This week my literacy class continued reading New Gold Mountain: The Diary of Shu Cheong by Christopher W. Cheng. This is an historical fiction which is part of the "My Australian Story" series. It tells the story of life on the goldfields at Lambing Flat, NSW in 1860-1861. Shu Cheong, a fictitious character travels to Australia to find gold to take back to his village. On the journey both his father and third uncle die, leaving Shu Cheong alone in a foreign country. The local Chinese Society arrange a foster parent (Uncle) for Shu Cheong.
Details of pages 1-30
Summary of Pages 30-70
In these pages we learn more about life on the goldfields and see an increase in the tension between the European and Chinese miners. After a confrontation with one of the Chinese miners who was mining in an abandoned European mine, the European miners drive the Chinese out and they are stranded in the bush, surviving on what plants and bugs they can find. On their return to the goldfields they need to purchase new tools and get themselves set up again. Life continues as normal until again they are forced from their tents.

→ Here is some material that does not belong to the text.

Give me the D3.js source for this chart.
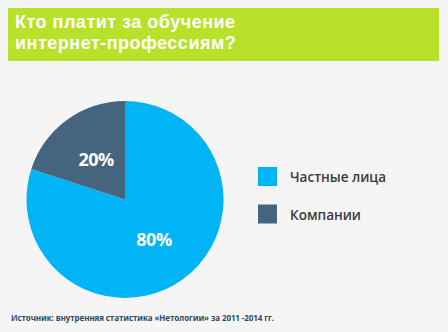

Reading: The reading part of this unit is done in a variety of ways: teacher reading to the class, students reading to the class, students reading in pairs or independently. While students are reading, I sit alongside them and ask questions and/or make anecdotal notes about fluency/expression/self-correction etc.
Code Breaker: Continue to build the vocabulary chart and discuss new words as they are encountered in the text.
Text User: Consider first-person perspective in historical fiction. Students work in teams to collect information about convicts and their lives from books (20mins). Students sit in a big circle. Each contributes one fact they learnt from their research so that everyone can benefit from their knowledge. Students then begin writing a diary entry from the perspective of a convict.
Text Participant: Students write their names using Chinese script (see lesson here).
Text Analyst: Students discuss the bullying of the Chinese and consider how it would feel to be in their position. Students share own experiences of being burgled. Explain the difference that having insurance makes - in those days they lost everything and had to start from scratch (15 mins). Students then read factual recounts of the treatment of the Chinese on the goldfields. They highlight relevant passages and share this with the class in a discussion (25 mins). Students then work independently to write speeches from the perspective of a Chinese miner or European miner trying to convince the other European miners to stop harrassing the Chinese. Use Jenny Eather's Writing Fun page on Persuasive writing as a guide. On completion, students who wish to can present their speech to the class. (We recorded these with the Flip Mino to share on our My Classes page).
From a Quality Teaching Model perspective, this lesson was great for developing deep knowledge and deep understanding, using higher order thinking, allowing for substantive communication, and improving problematic knowledge through seeing things from the various perspectives.